Non. Il avait le projet de jouer avec moi dans un festival, il avait donné mon nom, mais il est mort avant que cela se fasse.

 

Jouez-vous avec des musiciens lyonnais ?

 

Il y en a quelques uns qui passent régulièrement, Dimitri Naiditch, Mario Stanchev. J’ai beaucoup joué avec lui la première année où j’étais à Lyon. Et d’autres encore…

 

Vous tournez beaucoup ?

 

Oui. Très régulièrement avec Kirk Lightsey, de temps en temps avec Alain Jean Marie, souvent avec Riccardo Del Fra. Je joue de même avec un pianiste suisse, Moncef Genou.

 

Quelle est votre approche du jazz ?

 

Je travaille sur ce qui existe.
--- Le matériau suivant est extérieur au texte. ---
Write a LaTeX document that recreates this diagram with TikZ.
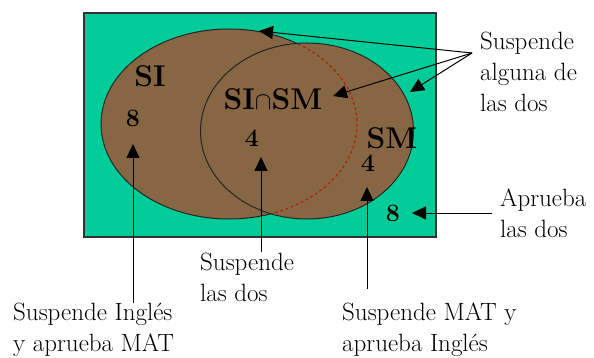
\documentclass[tikz,border=0pt]{standalone}
\usetikzlibrary{arrows.meta}
\definecolor{venngreen}{RGB}{0,204,153}
\definecolor{vennbrown}{RGB}{135,102,68}
\definecolor{vennred}{RGB}{175,25,10}

\begin{document}
\begin{tikzpicture}[
  x=1pt,y=-1pt,
  >={Triangle[length=14pt,width=13pt]},
  note/.style={font=\fontsize{25}{31}\selectfont,align=left,anchor=west,inner sep=0pt},
  setname/.style={font=\fontsize{30}{32}\selectfont\bfseries,inner sep=0pt},
  count/.style={font=\fontsize{25}{27}\selectfont\bfseries,inner sep=0pt},
  pointer/.style={->,line width=1pt},
  rim/.style={line width=1pt,black!85}
]
  \useasboundingbox (0,0) rectangle (594,358);
  \fill[venngreen] (84,13) rectangle (436,237);
  \fill[vennbrown] (229,124) ellipse [x radius=128,y radius=95];
  \fill[vennbrown] (307,131) ellipse [x radius=106.5,y radius=88];
  \begin{scope}
    \clip (307,131) ellipse [x radius=106.5,y radius=88];
    \draw[vennred,line width=1pt,dash pattern=on 3pt off 2.5pt] (229,124) ellipse [x radius=128,y radius=95];
  \end{scope}
  \begin{scope}[even odd rule]
    \clip (0,0) rectangle (594,358) (307,131) ellipse [x radius=106.5,y radius=88];
    \draw[rim] (229,124) ellipse [x radius=128,y radius=95];
  \end{scope}
  \draw[rim] (307,131) ellipse [x radius=106.5,y radius=88];
  \draw[line width=1.5pt,black!80] (84,13) rectangle (436,237);

  \node[setname] (si) at (150,76) {SI};
  \node[setname] (sism) at (273,99) {SI$\cap$SM};
  \node[setname] (sm) at (392,138) {SM};
  \node[count] (onlyI) at (133,118) {8};
  \node[count] (both) at (252,138) {4};
  \node[count] (onlyM) at (368,163) {4};
  \node[count] (none) at (393,213) {8};

  \coordinate (tipI) at (133,144);
  \coordinate (tipB) at (261,157);
  \coordinate (tipM) at (367,187);
  \coordinate (tipN) at (412,213);
  \coordinate (tipTop) at (259,31);
  \coordinate (tipMid) at (333,96);
  \coordinate (tipRight) at (410,92);
  \coordinate (fork) at (472,53);

  \node[note] (failOne) at (480,72) {Suspende\\alguna de\\las dos};
  \node[note] (failBoth) at (200,277) {Suspende\\las dos};
  \node[note] (failI) at (13,330) {Suspende Inglés\\y aprueba MAT};
  \node[note] (failM) at (342,330) {Suspende MAT y\\aprueba Inglés};
  \node[note] (passBoth) at (500,213) {Aprueba\\las dos};

  \draw[pointer] (fork) -- (tipTop);
  \draw[pointer] (fork) -- (tipMid);
  \draw[pointer] (fork) -- (tipRight);
  \draw[pointer] (failI.north -| tipI) -- (tipI);
  \draw[pointer] (failBoth.north -| tipB) -- (tipB);
  \draw[pointer] (failM.north -| tipM) ++(0,-14) -- (tipM);
  \draw[pointer] ([xshift=-8pt]passBoth.west) -- (tipN);
\end{tikzpicture}
\end{document}
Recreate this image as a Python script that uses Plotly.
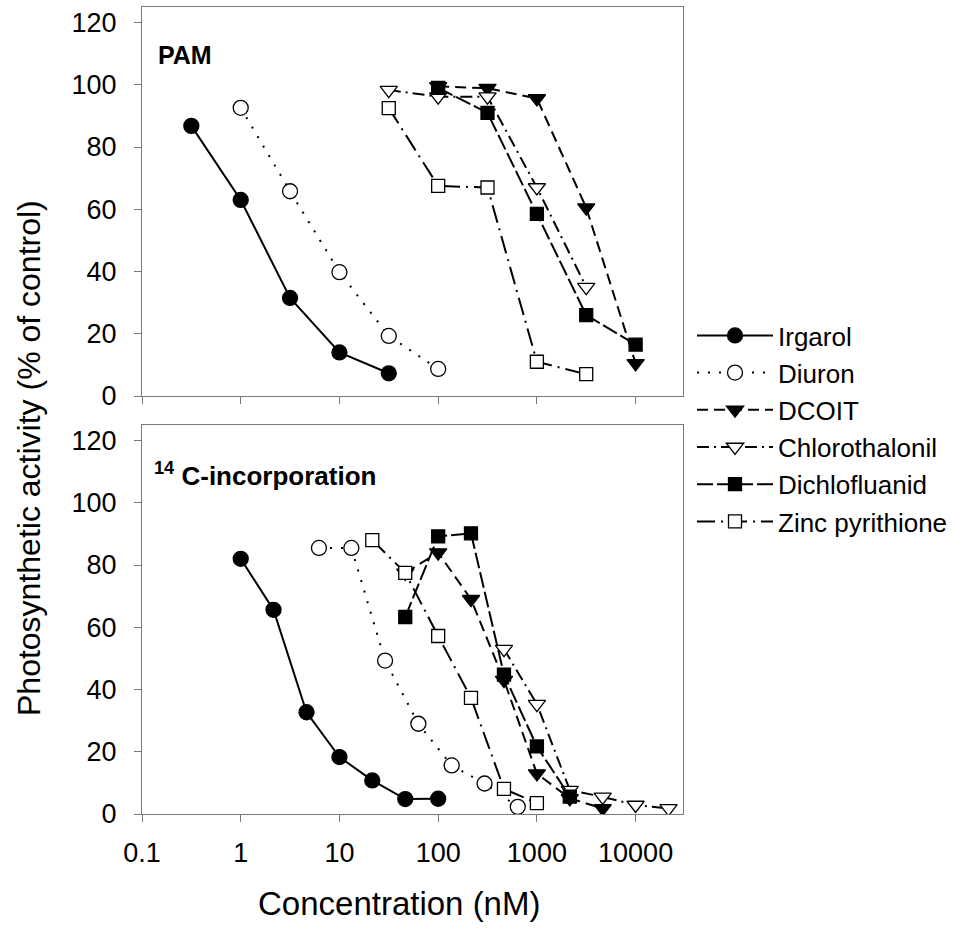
import plotly.graph_objects as go
from plotly.subplots import make_subplots

# ---------------- data ----------------
series_names = ["Irgarol", "Diuron", "DCOIT", "Chlorothalonil", "Dichlofluanid", "Zinc pyrithione"]

# PAM panel (top)
pam_irgarol_x = [0.316, 1, 3.16, 10, 31.6]
pam_irgarol_y = [86.8, 63.0, 31.5, 14.0, 7.3]
pam_diuron_x = [1, 3.16, 10, 31.6, 100]
pam_diuron_y = [92.6, 65.8, 39.8, 19.3, 8.7]
pam_dcoit_x = [100, 316, 1000, 3160, 10000]
pam_dcoit_y = [99.5, 98.9, 95.6, 60.5, 10.5]
pam_chloro_x = [31.6, 100, 316, 1000, 3160]
pam_chloro_y = [98.3, 96.2, 96.2, 67.0, 35.0]
pam_dichlo_x = [100, 316, 1000, 3160, 10000]
pam_dichlo_y = [99.0, 91.0, 58.5, 26.0, 16.5]
pam_zinc_x = [31.6, 100, 316, 1000, 3160]
pam_zinc_y = [92.5, 67.5, 67.0, 11.0, 7.0]

# 14C-incorporation panel (bottom)
c14_irgarol_x = [1, 2.15, 4.64, 10, 21.5, 46.4, 100]
c14_irgarol_y = [82.0, 65.6, 32.7, 18.3, 10.8, 4.8, 4.9]
c14_diuron_x = [6.2, 13.2, 29, 63, 137, 295, 640]
c14_diuron_y = [85.5, 85.5, 49.3, 29.0, 15.6, 9.8, 2.3]
c14_dcoit_x = [46.4, 100, 215, 464, 1000, 2154, 4640]
c14_dcoit_y = [77.5, 84.0, 69.0, 43.0, 13.0, 5.0, 1.8]
c14_chloro_x = [464, 1000, 2154, 4640, 10000, 21544]
c14_chloro_y = [53.0, 35.3, 7.7, 5.5, 2.9, 1.8]
c14_dichlo_x = [46.4, 100, 215, 464, 1000, 2154]
c14_dichlo_y = [63.3, 89.2, 90.2, 44.8, 21.7, 5.6]
c14_zinc_x = [21.5, 46.4, 100, 215, 464, 1000]
c14_zinc_y = [88.0, 77.5, 57.2, 37.3, 8.1, 3.5]

pam_control_band = [97, 103]
c14_control_band = [80, 120]

x_tick_vals = [0.1, 1, 10, 100, 1000, 10000]
x_tick_text = ["0.1", "1", "10", "100", "1000", "10000"]
y_tick_vals = [0, 20, 40, 60, 80, 100, 120]

# ---------------- styles ----------------
styles = {
    "Irgarol": dict(symbol="circle", fill="black", dash="solid", size=15),
    "Diuron": dict(symbol="circle", fill="white", dash="2px,9px", size=15),
    "DCOIT": dict(symbol="triangle-down", fill="black", dash="11px,6px", size=15),
    "Chlorothalonil": dict(symbol="triangle-down", fill="white", dash="12px,5px,2px,5px", size=15),
    "Dichlofluanid": dict(symbol="square", fill="black", dash="16px,4px", size=13),
    "Zinc pyrithione": dict(symbol="square", fill="white", dash="18px,6px,2px,6px", size=13),
}

pam_data = {
    "Irgarol": (pam_irgarol_x, pam_irgarol_y),
    "Diuron": (pam_diuron_x, pam_diuron_y),
    "DCOIT": (pam_dcoit_x, pam_dcoit_y),
    "Chlorothalonil": (pam_chloro_x, pam_chloro_y),
    "Dichlofluanid": (pam_dichlo_x, pam_dichlo_y),
    "Zinc pyrithione": (pam_zinc_x, pam_zinc_y),
}
c14_data = {
    "Irgarol": (c14_irgarol_x, c14_irgarol_y),
    "Diuron": (c14_diuron_x, c14_diuron_y),
    "DCOIT": (c14_dcoit_x, c14_dcoit_y),
    "Chlorothalonil": (c14_chloro_x, c14_chloro_y),
    "Dichlofluanid": (c14_dichlo_x, c14_dichlo_y),
    "Zinc pyrithione": (c14_zinc_x, c14_zinc_y),
}

FONT = "Liberation Sans, Arial, sans-serif"
AXIS_GRAY = "#7a7a7a"

W, H = 954, 931
ML, MR, MT, MB = 142, 271, 7, 117
PW = W - ML - MR
PH = H - MT - MB

fig = make_subplots(rows=2, cols=1, shared_xaxes=False, vertical_spacing=29 / PH)


def add_marker_traces(data, row, showlegend):
    for name in series_names:
        x, y = data[name]
        st = styles[name]
        fig.add_trace(
            go.Scatter(
                x=x, y=y, name=name, mode="lines+markers",
                legendgroup=name, showlegend=showlegend,
                line=dict(color="black", width=2, dash=st["dash"]),
                marker=dict(symbol=st["symbol"], size=st["size"], color=st["fill"],
                            line=dict(color="black", width=1.3)),
            ),
            row=row, col=1,
        )


# control bands as dashed horizontal lines
for row, band in ((1, pam_control_band), (2, c14_control_band)):
    for yv in band:
        fig.add_hline(y=yv, line=dict(color="#6e6e6e", width=1.6, dash="16px,8px"), row=row, col=1)

add_marker_traces(pam_data, 1, True)
add_marker_traces(c14_data, 2, False)

axis_common = dict(
    showline=True, linecolor=AXIS_GRAY, linewidth=1.3, mirror=True,
    ticks="outside", ticklen=7, tickcolor=AXIS_GRAY, tickwidth=1.3,
    showgrid=False, zeroline=False,
    tickfont=dict(family=FONT, size=27, color="black"),
)

for r in (1, 2):
    fig.update_xaxes(type="log", range=[-1, 4.48], tickvals=x_tick_vals, ticktext=x_tick_text,
                     showticklabels=(r == 2), ticklabelstandoff=7, row=r, col=1, **axis_common)
    fig.update_yaxes(range=[0, 125], tickvals=y_tick_vals, ticklabelstandoff=12, row=r, col=1, **axis_common)


def px_x(px):
    return (px - ML) / PW


def px_y(py):
    return (H - MB - py) / PH


annotations = [
    dict(text="<b>PAM</b>", x=px_x(156), y=px_y(55), xanchor="left", yanchor="middle",
         font=dict(family=FONT, size=25, color="black")),
    dict(text="<b><sup>14</sup> C-incorporation</b>", x=px_x(152), y=px_y(474), xanchor="left", yanchor="middle",
         font=dict(family=FONT, size=26, color="black")),
    dict(text="Photosynthetic activity (% of control)", x=px_x(29), y=px_y(458), textangle=-90,
         xanchor="center", yanchor="middle", font=dict(family=FONT, size=32, color="black")),
    dict(text="Concentration (nM)", x=px_x(399), y=px_y(904), xanchor="center", yanchor="middle",
         font=dict(family=FONT, size=33, color="black")),
]
for a in annotations:
    a.update(xref="paper", yref="paper", showarrow=False)

fig.update_layout(
    width=W, height=H,
    margin=dict(l=ML, r=MR, t=MT, b=MB, pad=0, autoexpand=False),
    paper_bgcolor="white", plot_bgcolor="white",
    font=dict(family=FONT, color="black"),
    annotations=annotations,
    legend=dict(
        x=px_x(692), y=px_y(312), xanchor="left", yanchor="top",
        font=dict(family=FONT, size=26, color="black"),
        bgcolor="rgba(0,0,0,0)", borderwidth=0, tracegroupgap=0.4, itemwidth=76,
    ),
)

fig.write_html("out.html")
Dans le jazz, il y a une très grande tradition. Au départ, le but du jazz, c’est le swing. C’est l’essentiel, ce qui donne le bon feeling à la musique et aux musiciens. A partir de cette base, on part dans la direction qui nous intéresse. Mais l’essentiel demeure le swing.

 

Vous n’essayez pas d’être immédiatement créatif ?

 

En sortant de ce cadre traditionnel, on va vers le free jazz. On ne se donne aucune base, aucun repère. On joue, on écoute les autres musiciens et on joue. C’est une sorte de conversation. Je pense que c’est valable même pour une grande formation. J’aime bien faire du free jazz mais j’aime un peu moins en écouter parce que l’important c’est d’être présent et de jouer avec une totale liberté.

 

Existe-t-il un style de musique que vous détestez ?

 

La country ! C’est pas terrible, pas terrible…

 

Que faut-il faire pour que les jeunes écoutent du jazz ?

 

Il faudrait peut être faire des films de jazz car les jeunes sont sensibles au cinéma. Il serait aussi indispensable d’inviter les jazzmen à venir jouer dans les écoles.